Work required: Copy only what lies from the line containing "Reproduce this chart" through the line containing "import * as" in the entries below, keeping both end lines exact and dropping every picture.

Saved entries:
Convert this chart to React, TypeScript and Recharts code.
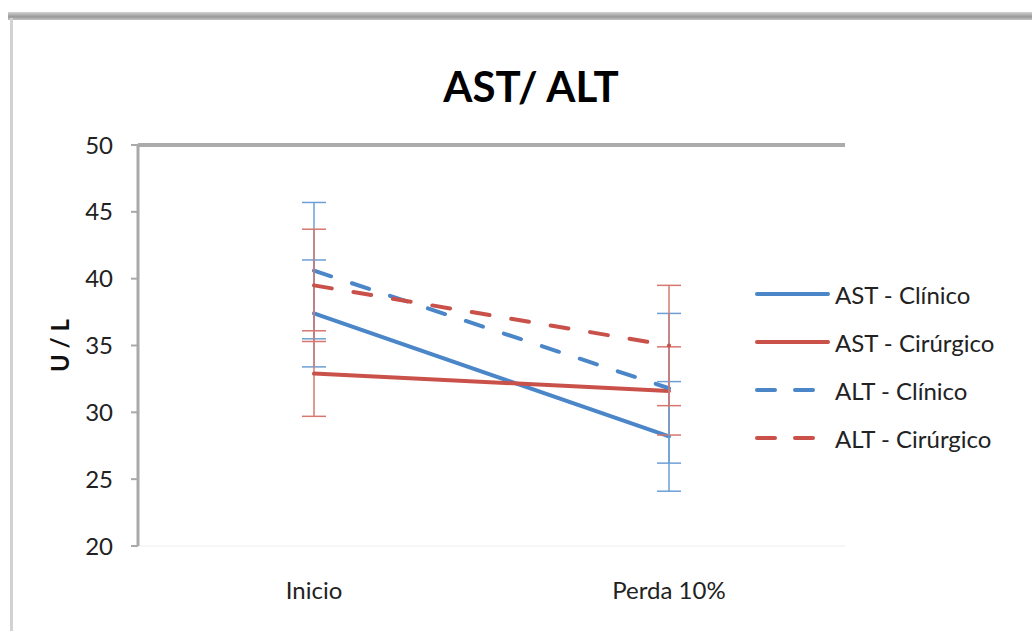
import React from "react";
import {
  LineChart,
  Line,
  XAxis,
  YAxis,
  ErrorBar,
  Legend,
  ReferenceLine,
} from "recharts";

const categories = ["Inicio", "Perda 10%"];
const astClinico = [37.4, 28.2];
const astClinicoErr = [4.0, 4.1];
const astCirurgico = [32.9, 31.6];
const astCirurgicoErr = [3.2, 3.3];
const altClinico = [40.6, 31.8];
const altClinicoErr = [5.1, 5.6];
const altCirurgico = [39.5, 35.0];
const altCirurgicoErr = [4.2, 4.5];
const yTicks = [20, 25, 30, 35, 40, 45, 50];

const BLUE = "#4A86C8";
const RED = "#C9514A";
const BLUE_ERR = "#6C9FD6";
const RED_ERR = "#D6776F";
const FONT = "Lato, 'Open Sans', sans-serif";

const data = categories.map((c, i) => ({
  name: c,
  astCl: astClinico[i],
  astClErr: astClinicoErr[i],
  astCir: astCirurgico[i],
  astCirErr: astCirurgicoErr[i],
  altCl: altClinico[i],
  altClErr: altClinicoErr[i],
  altCir: altCirurgico[i],
  altCirErr: altCirurgicoErr[i],
}));

const series = [
  { key: "astCl", label: "AST - Clínico", color: BLUE, err: BLUE_ERR, dashed: false },
  { key: "astCir", label: "AST - Cirúrgico", color: RED, err: RED_ERR, dashed: false },
  { key: "altCl", label: "ALT - Clínico", color: BLUE, err: BLUE_ERR, dashed: true },
  { key: "altCir", label: "ALT - Cirúrgico", color: RED, err: RED_ERR, dashed: true },
];

function LegendBox() {
  return (
    <div style={{ fontFamily: FONT, fontSize: 24, color: "#222" }}>
      {series.map((s) => (
        <div key={s.key} style={{ display: "flex", alignItems: "center", height: 48 }}>
          <svg width={80} height={10} style={{ display: "block" }}>
            {s.dashed ? (
              <>
                <line x1={2} y1={5} x2={20} y2={5} stroke={s.color} strokeWidth={4} strokeLinecap="round" />
                <line x1={40} y1={5} x2={58} y2={5} stroke={s.color} strokeWidth={4} strokeLinecap="round" />
              </>
            ) : (
              <line x1={2} y1={5} x2={73} y2={5} stroke={s.color} strokeWidth={4} strokeLinecap="round" />
            )}
          </svg>
          <span style={{ whiteSpace: "nowrap" }}>{s.label}</span>
        </div>
      ))}
    </div>
  );
}

export default function App() {
  return (
    <div style={{ position: "absolute", left: 0, top: 0, width: 1032, height: 631, background: "#fff", overflow: "hidden" }}>
      <div
        style={{
          position: "absolute",
          left: 8,
          top: 12,
          width: 1024,
          height: 8,
          background: "linear-gradient(#d2d2d2, #9a9a9a 60%, #c4c4c4)",
        }}
      />
      <div style={{ position: "absolute", left: 10, top: 18, width: 3, height: 613, background: "#d2d2d2" }} />
      <div
        style={{
          position: "absolute",
          left: 331,
          top: 65,
          width: 400,
          textAlign: "center",
          fontFamily: FONT,
          fontWeight: 700,
          fontSize: 42,
          lineHeight: "42px",
          color: "#000",
        }}
      >
        AST/ ALT
      </div>
      <div style={{ position: "absolute", left: 0, top: 0 }}>
        <LineChart
          width={1032}
          height={631}
          data={data}
          margin={{ top: 145, right: 187, bottom: 25, left: 0 }}
          style={{ fontFamily: FONT }}
        >
          <XAxis
            dataKey="name"
            padding={{ left: 176, right: 176 }}
            height={60}
            axisLine={{ stroke: "#eeeeee", strokeWidth: 1 }}
            tickLine={false}
            tickSize={0}
            tickMargin={36}
            tick={{ fontSize: 24, fill: "#222", fontFamily: FONT }}
          />
          <YAxis
            width={138}
            domain={[20, 50]}
            ticks={yTicks}
            interval={0}
            axisLine={{ stroke: "#a9a9a9", strokeWidth: 3 }}
            tickLine={{ stroke: "#a9a9a9", strokeWidth: 2 }}
            tickSize={7}
            tickMargin={18}
            tick={{ fontSize: 24, fill: "#222", fontFamily: FONT }}
            label={{
              value: "U / L",
              angle: -90,
              position: "insideLeft",
              offset: 60,
              style: { textAnchor: "middle", fontSize: 24, fontWeight: 700, fill: "#111", fontFamily: FONT },
            }}
          />
          <ReferenceLine y={50} stroke="#ababab" strokeWidth={4} />
          {series.map((s) => (
            <Line
              key={s.key}
              type="linear"
              dataKey={s.key}
              name={s.label}
              stroke={s.color}
              strokeWidth={4}
              strokeLinecap="round"
              strokeDasharray={s.dashed ? "18 22" : undefined}
              dot={false}
              activeDot={false}
              isAnimationActive={false}
            >
              <ErrorBar
                dataKey={s.key + "Err"}
                direction="y"
                width={12}
                stroke={s.err}
                strokeWidth={1.5}
                strokeDasharray="none"
              />
            </Line>
          ))}
          <Legend
            layout="horizontal"
            verticalAlign="middle"
            content={() => <LegendBox />}
            wrapperStyle={{ position: "absolute", left: 755, top: 270, width: 270 }}
          />
        </LineChart>
      </div>
    </div>
  );
}
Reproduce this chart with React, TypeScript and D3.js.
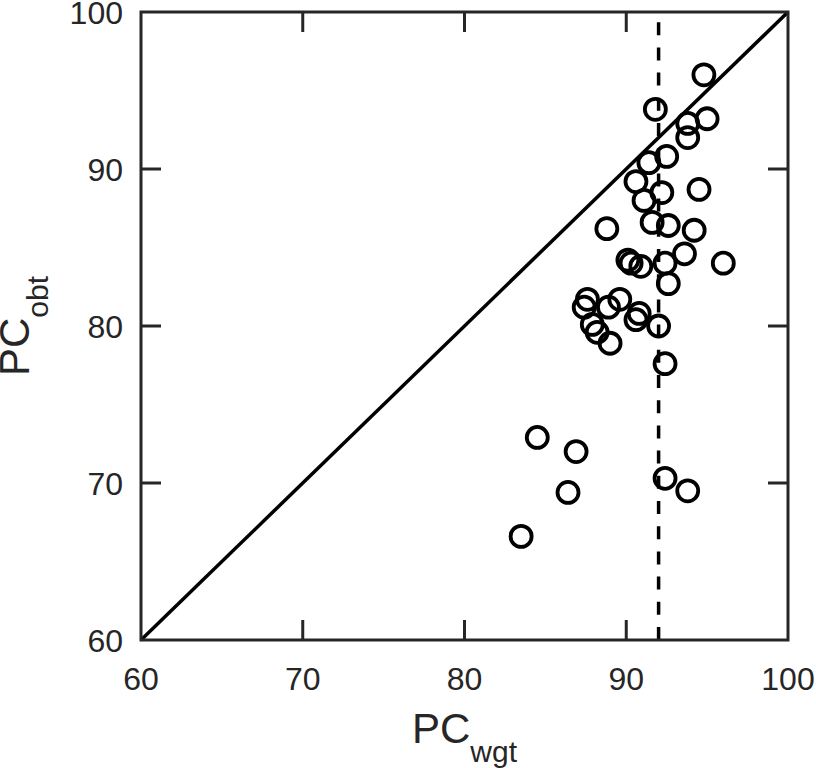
import React from "react";
import * as d3 from "d3";

// PC_wgt (x) and PC_obt (y) for each subject
const pcWgt = [
  94.8, 91.8, 93.8, 95.0, 93.8, 92.5, 91.4, 90.6, 92.2, 91.1,
  94.5, 88.8, 91.6, 92.6, 94.2, 93.6, 96.0, 90.1, 90.3, 90.9,
  92.4, 92.6, 87.6, 87.4, 88.9, 89.6, 90.8, 90.6, 92.0, 87.9,
  88.2, 89.0, 92.4, 84.5, 86.9, 86.4, 83.5, 92.4, 93.8,
];
const pcObt = [
  96.0, 93.8, 92.9, 93.2, 92.0, 90.8, 90.4, 89.2, 88.5, 88.0,
  88.7, 86.2, 86.6, 86.4, 86.1, 84.6, 84.0, 84.2, 84.0, 83.8,
  84.0, 82.7, 81.7, 81.2, 81.2, 81.7, 80.8, 80.4, 80.0, 80.1,
  79.6, 78.9, 77.6, 72.9, 72.0, 69.4, 66.6, 70.3, 69.5,
];
const ticks = [60, 70, 80, 90, 100];
const cutoff = 92; // dashed vertical line

export default function App() {
  const width = 816;
  const height = 768;
  const x = d3.scaleLinear().domain([60, 100]).range([141, 788]);
  const y = d3.scaleLinear().domain([60, 100]).range([640, 12]);
  const axisColor = "#262626";
  const font = "'Liberation Sans', Arial, Helvetica, sans-serif";
  const tickLen = 20;

  const [x0, x1] = x.range();
  const [y0, y1] = y.range();
  const cx = (x0 + x1) / 2;
  const cy = (y0 + y1) / 2;

  return (
    <svg
      width={width}
      height={height}
      style={{ position: "absolute", left: 0, top: 0, background: "#fff" }}
    >
      {/* diagonal identity line */}
      <line
        x1={x(60)} y1={y(60)} x2={x(100)} y2={y(100)}
        stroke="#000" strokeWidth={3.5}
      />
      {/* dashed cutoff */}
      <line
        x1={x(cutoff)} y1={y(60)} x2={x(cutoff)} y2={y(100)}
        stroke="#000" strokeWidth={3.5} strokeDasharray="13,12.2"
      />

      {/* points */}
      {pcWgt.map((v, i) => (
        <circle
          key={i}
          cx={x(v)}
          cy={y(pcObt[i])}
          r={10.5}
          fill="none"
          stroke="#000"
          strokeWidth={3.8}
        />
      ))}

      {/* box + ticks on all sides */}
      <rect
        x={x0} y={y1} width={x1 - x0} height={y0 - y1}
        fill="none" stroke={axisColor} strokeWidth={3}
      />
      {ticks.slice(1, -1).map((t) => (
        <g key={"t" + t} stroke={axisColor} strokeWidth={3}>
          <line x1={x(t)} x2={x(t)} y1={y0} y2={y0 - tickLen} />
          <line x1={x(t)} x2={x(t)} y1={y1} y2={y1 + tickLen} />
          <line x1={x0} x2={x0 + tickLen} y1={y(t)} y2={y(t)} />
          <line x1={x1} x2={x1 - tickLen} y1={y(t)} y2={y(t)} />
        </g>
      ))}

      {/* tick labels */}
      <g fontFamily={font} fontSize={32} fill={axisColor}>
        {ticks.map((t) => (
          <text key={"xl" + t} x={x(t)} y={690} textAnchor="middle">
            {t}
          </text>
        ))}
        {ticks.map((t) => (
          <text
            key={"yl" + t}
            x={123}
            y={y(t) + 1}
            textAnchor="end"
            dominantBaseline="central"
          >
            {t}
          </text>
        ))}
      </g>

      {/* axis titles */}
      <text
        x={cx}
        y={743}
        textAnchor="middle"
        fontFamily={font}
        fill={axisColor}
        fontSize={42}
      >
        PC
        <tspan fontSize={30} dy={19}>wgt</tspan>
      </text>
      <text
        transform={`translate(29, ${cy}) rotate(-90)`}
        textAnchor="middle"
        fontFamily={font}
        fill={axisColor}
        fontSize={42}
      >
        PC
        <tspan fontSize={30} dy={19}>obt</tspan>
      </text>
    </svg>
  );
}
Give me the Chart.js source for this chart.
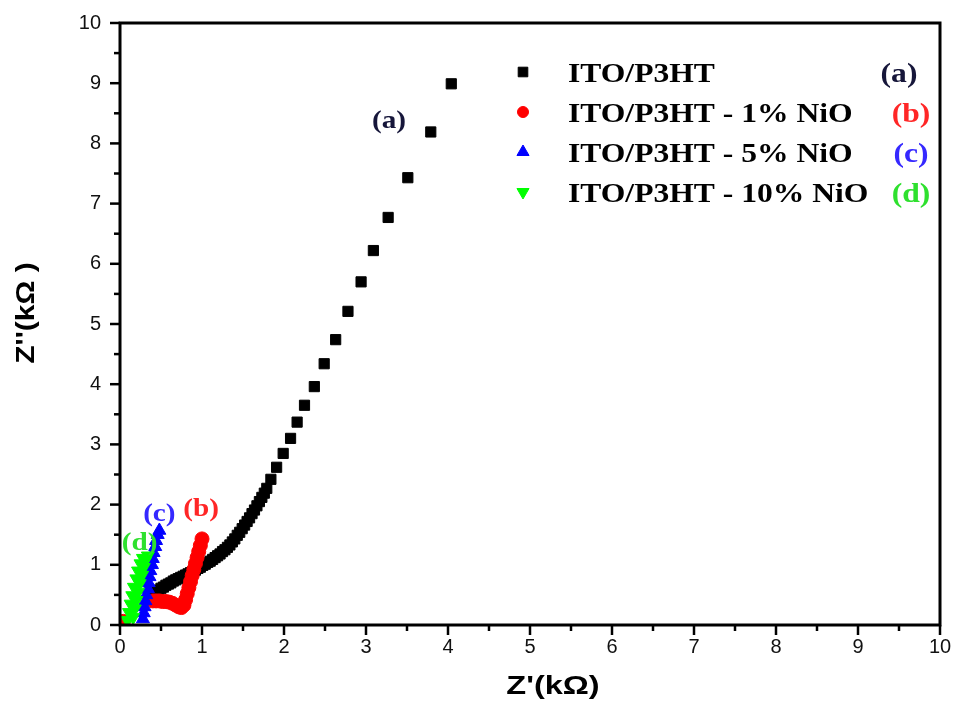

The result:
Reproduce this chart with React, TypeScript and D3.js.
import React from "react";
import * as d3 from "d3";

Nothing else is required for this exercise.